11 thoughts on “Sea Level Rise Coffee Mug

  1. Hmm, it seems their algorithm is a bit bugged. It seems they assumed any place below the sea level will be covered with water, whether or not it can be connected to the oceans with a connected path of water.

  2. Well, it’s a coffee cup, not the USGS!

    But actually, that could happen in some places. I’ll have to look at the mug and get back to you. Also, I am looking for where to get one.

  3. Loth: Where do you mean exactly?

    I added a link to a place to get the mug. The same company (click around) seems to sell a number of interesting mugs, like the Adam and Eve disappearing fig leaf mug, and the Disappearing Civil Liberties mug.

  4. It’s really hard to see in the mug but in some websites the problem is more obvious. For example, look at this website: http://flood.firetree.net/

    Increase the sea level by 1 meter and you’ll see that some places such as Caspian sea will also enlarge which is not possible because Caspian sea is not really connected to world oceans so the rise in the level of world oceans cannot change the water level in the Caspian sea.

    The reason behind “bug” is mostly computational. For example, when you increase the sea level by 1 meter, it is much easier to color all the regions with altitude less than 1 with blue than to compute which areas of altitude less than 1 can be connected to world oceans by a path that is entirely below 1 meter in altitude.

  5. Yea, I can see that. In the case of the Caspian on the mug, the Black Sea eventually overflows into it (and I have no idea if that’s possible, but that’s what it does on the mug) so eventually it “works”

    What I find interesting about the various sites is that the maximum setting is lower than the actual possible maximum, which is well over 100 meters.

    Plus, when you get fifty or sixty meters of water, the land will depress so you get a few more meters in some areas. Plus, a contained inland basin can indeed fill up without being connected to the ocean. Not referring here to any particular basin, but it is possible. And, finally, when sea levels go up, the sea also moves laterally, in some places, a great distance, though erosion. This depends on the substrate. Again, I don’t have a specific example of an inland basin being connected. Most inland basis are either rifts or orogeny of some kind putting solid rock between the rising sea and the inland basin. But, over the long term ….

  6. Thanks for the link Greg 🙂

    Turns out Amazon.de (=in Germany) has exactly ONE such coffee mug for sale and that one is USED! How weird is that?

    I’m as likely to buy that as the selection of used condoms someone recently put on eBay!

  7. Interesting, clever cup design.
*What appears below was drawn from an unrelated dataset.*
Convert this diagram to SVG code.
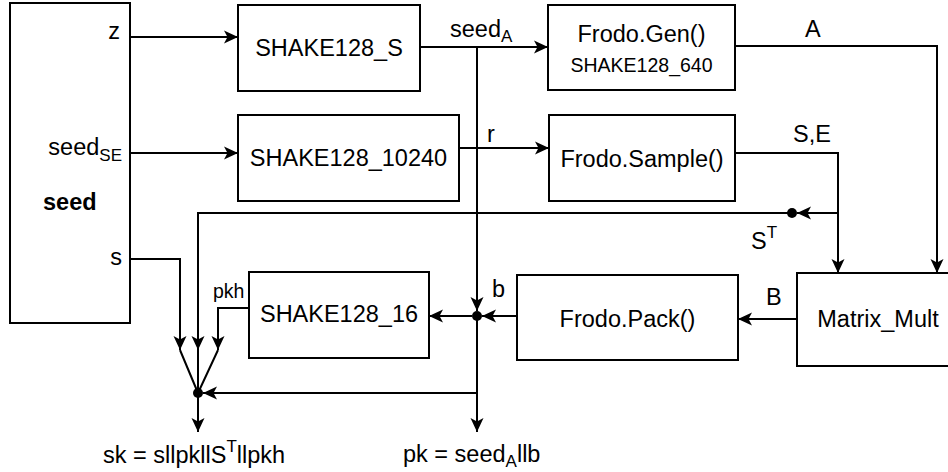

I like it. The key bits though – the southern and northern poles seem to be missing. (Top and base of cup?) Be great if they could have a design that shows the shrinking icecaps too.

    Perhaps with the note around it somewhere saying something like :

    “Ice reflects 80% of the sunlight striking it, open water absorbs 80% of the sunlight it recieves.”

    Wonder if there’s one with a pattern (hypercolour style?) that, um.., reflects our Earth’s changing albedo as a result of Human Induced Rapid Global Overheating (HIRGO) as I call it.

  8. @Lotharloo | October 12, 2011 7:53 PM :

    It seems they assumed any place below the sea level will be covered with water, whether or not it can be connected to the oceans with a connected path of water.

    Well there’s always extra rainfall and underground aquifers rising and expanding to consider isn’t there?

    Pretty sure I remember a good series of maps in one National Geographic magazine showing the evolution of the Capsian-Aral-Black Seas over time with them all being connected at one point many thousands or millions of years ago but an online search has, alas, failed to turn this up so far.

  9. SteveR, the best way to think of it is this: Imagine Africa as an isolated continent from Eurasia, and a big flat area running from the Pyrenees to the Caucasus Mts in Eurais, and from Morocco to the Red Sea in Africa. It is not hard to image a sea that connected the Atlantic to the Indian oceans. Then, Africa makes a slight counter-clockwise turn as it moves north into Eurasia, and MUSH you get the Pyrenees, the Alps, the Caucasus and all the other high regions, and the Atlas and other nortnern African high areas rise higher (they may have already been partly there).

    The Mediterranean Sea, Black, Blatic, Caspian, etc. are all the puddles left over from the original sea, called the Tethys . Those famous shell fossils in the Alps that are often referred to in discussions Europe’s departure from the intellectual dark ages were sediments from an early version of that sea raised up by this event. The closing of the sea that circumscribed Africa would have been a major climate change forcing event. Also, the huge inland sea(s) of the margin of Africa (in what is not parts of the great North African deserts, were probably the home of the evolution of a number of aquatic mammals including manatees, hippos, and elephants (the latter re-evolving to become land mammals later).